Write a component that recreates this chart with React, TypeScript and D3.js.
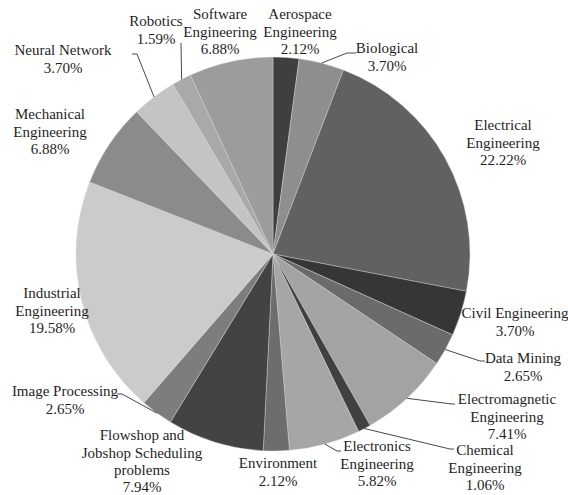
import React from "react";
import * as d3 from "d3";

const categories = [
  ["Aerospace", "Engineering"],
  ["Biological"],
  ["Electrical", "Engineering"],
  ["Civil Engineering"],
  ["Data Mining"],
  ["Electromagnetic", "Engineering"],
  ["Chemical", "Engineering"],
  ["Electronics", "Engineering"],
  ["Environment"],
  ["Flowshop and", "Jobshop Scheduling", "problems"],
  ["Image Processing"],
  ["Industrial", "Engineering"],
  ["Mechanical", "Engineering"],
  ["Neural Network"],
  ["Robotics"],
  ["Software", "Engineering"],
];

const values = [
  2.12, 3.7, 22.22, 3.7, 2.65, 7.41, 1.06, 5.82, 2.12, 7.94, 2.65, 19.58, 6.88,
  3.7, 1.59, 6.88,
];

const colors = [
  "#3f3f3f", "#8e8e8e", "#616161", "#363636", "#6b6b6b", "#a3a3a3",
  "#404040", "#a6a6a6", "#6d6d6d", "#434343", "#7d7d7d", "#cbcbcb",
  "#8b8b8b", "#c4c4c4", "#a9a9a9", "#9c9c9c",
];

// label block: centre x, first line y; leader: elbow + end (none = no leader)
const labelLayout: { x: number; y: number; leader?: [number, number][] }[] = [
  { x: 300, y: 14 },
  { x: 387, y: 48, leader: [[347, 53], [356, 53]] },
  { x: 503, y: 125 },
  { x: 515, y: 313 },
  { x: 523, y: 358, leader: [[480, 361], [485, 361]] },
  { x: 507, y: 399, leader: [[452, 404], [455, 404]] },
  { x: 485, y: 450, leader: [[450, 449], [454, 449]] },
  { x: 377, y: 446, leader: [[337, 451], [341, 451]] },
  { x: 278, y: 463 },
  { x: 142, y: 435 },
  { x: 65, y: 391, leader: [[122, 394], [117, 394]] },
  { x: 52, y: 293 },
  { x: 50, y: 114 },
  { x: 63, y: 50, leader: [[137, 54], [132, 54]] },
  { x: 156, y: 21, leader: [[181, 43], [181, 43]] },
  { x: 220, y: 14 },
];

const W = 568;
const H = 495;
const cx = 273;
const cy = 254;
const R = 197;
const lineH = 17.3;

export default function App() {
  const pie = d3.pie<number>().sort(null).value((d) => d);
  const arcs = pie(values);
  const arc = d3.arc<d3.PieArcDatum<number>>().innerRadius(0).outerRadius(R);

  return (
    <svg
      width={W}
      height={H}
      style={{ position: "absolute", left: 0, top: 0, background: "#fff" }}
    >
      <g transform={`translate(${cx},${cy})`}>
        {arcs.map((a, i) => (
          <path
            key={i}
            d={arc(a) || ""}
            fill={colors[i]}
            stroke="#d8d8d8"
            strokeWidth={0.4}
          />
        ))}
      </g>
      {arcs.map((a, i) => {
        const L = labelLayout[i];
        if (!L.leader) return null;
        const mid = (a.startAngle + a.endAngle) / 2;
        const p0: [number, number] = [
          cx + R * Math.sin(mid),
          cy - R * Math.cos(mid),
        ];
        const pts = [p0, ...L.leader];
        return (
          <path
            key={"l" + i}
            d={d3.line()(pts) || ""}
            fill="none"
            stroke="#333"
            strokeWidth={0.9}
          />
        );
      })}
      {categories.map((lines, i) => {
        const L = labelLayout[i];
        const all = [...lines, d3.format(".2f")(values[i]) + "%"];
        return (
          <text
            key={"t" + i}
            x={L.x}
            y={L.y}
            textAnchor="middle"
            style={{ fontFamily: '"Liberation Serif", "DejaVu Serif", serif', fontSize: "15px" }}
            fill="#1f1f1f"
          >
            {all.map((s, j) => (
              <tspan key={j} x={L.x} y={L.y + j * lineH} dy="0.35em">
                {s}
              </tspan>
            ))}
          </text>
        );
      })}
    </svg>
  );
}
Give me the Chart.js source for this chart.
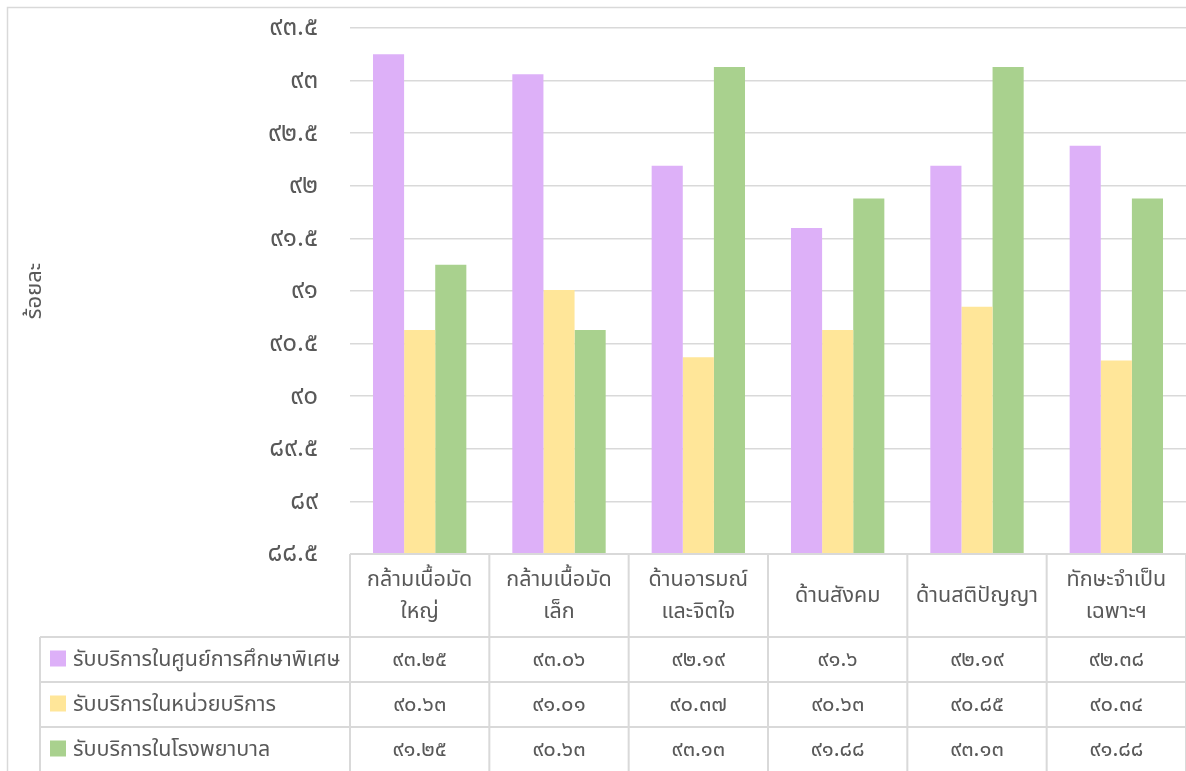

→ OBJECTIVE:
Print all entries exactly. The images do not belong in the copy.

→ RESULT OF THIS TASK:
Write a component that recreates this chart with React, TypeScript and D3.js.
import React from "react";
import * as d3 from "d3";

const categories = [
  ["Aerospace", "Engineering"],
  ["Biological"],
  ["Electrical", "Engineering"],
  ["Civil Engineering"],
  ["Data Mining"],
  ["Electromagnetic", "Engineering"],
  ["Chemical", "Engineering"],
  ["Electronics", "Engineering"],
  ["Environment"],
  ["Flowshop and", "Jobshop Scheduling", "problems"],
  ["Image Processing"],
  ["Industrial", "Engineering"],
  ["Mechanical", "Engineering"],
  ["Neural Network"],
  ["Robotics"],
  ["Software", "Engineering"],
];

const values = [
  2.12, 3.7, 22.22, 3.7, 2.65, 7.41, 1.06, 5.82, 2.12, 7.94, 2.65, 19.58, 6.88,
  3.7, 1.59, 6.88,
];

const colors = [
  "#3f3f3f", "#8e8e8e", "#616161", "#363636", "#6b6b6b", "#a3a3a3",
  "#404040", "#a6a6a6", "#6d6d6d", "#434343", "#7d7d7d", "#cbcbcb",
  "#8b8b8b", "#c4c4c4", "#a9a9a9", "#9c9c9c",
];

// label block: centre x, first line y; leader: elbow + end (none = no leader)
const labelLayout: { x: number; y: number; leader?: [number, number][] }[] = [
  { x: 300, y: 14 },
  { x: 387, y: 48, leader: [[347, 53], [356, 53]] },
  { x: 503, y: 125 },
  { x: 515, y: 313 },
  { x: 523, y: 358, leader: [[480, 361], [485, 361]] },
  { x: 507, y: 399, leader: [[452, 404], [455, 404]] },
  { x: 485, y: 450, leader: [[450, 449], [454, 449]] },
  { x: 377, y: 446, leader: [[337, 451], [341, 451]] },
  { x: 278, y: 463 },
  { x: 142, y: 435 },
  { x: 65, y: 391, leader: [[122, 394], [117, 394]] },
  { x: 52, y: 293 },
  { x: 50, y: 114 },
  { x: 63, y: 50, leader: [[137, 54], [132, 54]] },
  { x: 156, y: 21, leader: [[181, 43], [181, 43]] },
  { x: 220, y: 14 },
];

const W = 568;
const H = 495;
const cx = 273;
const cy = 254;
const R = 197;
const lineH = 17.3;

export default function App() {
  const pie = d3.pie<number>().sort(null).value((d) => d);
  const arcs = pie(values);
  const arc = d3.arc<d3.PieArcDatum<number>>().innerRadius(0).outerRadius(R);

  return (
    <svg
      width={W}
      height={H}
      style={{ position: "absolute", left: 0, top: 0, background: "#fff" }}
    >
      <g transform={`translate(${cx},${cy})`}>
        {arcs.map((a, i) => (
          <path
            key={i}
            d={arc(a) || ""}
            fill={colors[i]}
            stroke="#d8d8d8"
            strokeWidth={0.4}
          />
        ))}
      </g>
      {arcs.map((a, i) => {
        const L = labelLayout[i];
        if (!L.leader) return null;
        const mid = (a.startAngle + a.endAngle) / 2;
        const p0: [number, number] = [
          cx + R * Math.sin(mid),
          cy - R * Math.cos(mid),
        ];
        const pts = [p0, ...L.leader];
        return (
          <path
            key={"l" + i}
            d={d3.line()(pts) || ""}
            fill="none"
            stroke="#333"
            strokeWidth={0.9}
          />
        );
      })}
      {categories.map((lines, i) => {
        const L = labelLayout[i];
        const all = [...lines, d3.format(".2f")(values[i]) + "%"];
        return (
          <text
            key={"t" + i}
            x={L.x}
            y={L.y}
            textAnchor="middle"
            style={{ fontFamily: '"Liberation Serif", "DejaVu Serif", serif', fontSize: "15px" }}
            fill="#1f1f1f"
          >
            {all.map((s, j) => (
              <tspan key={j} x={L.x} y={L.y + j * lineH} dy="0.35em">
                {s}
              </tspan>
            ))}
          </text>
        );
      })}
    </svg>
  );
}
Give me the Chart.js source for this chart.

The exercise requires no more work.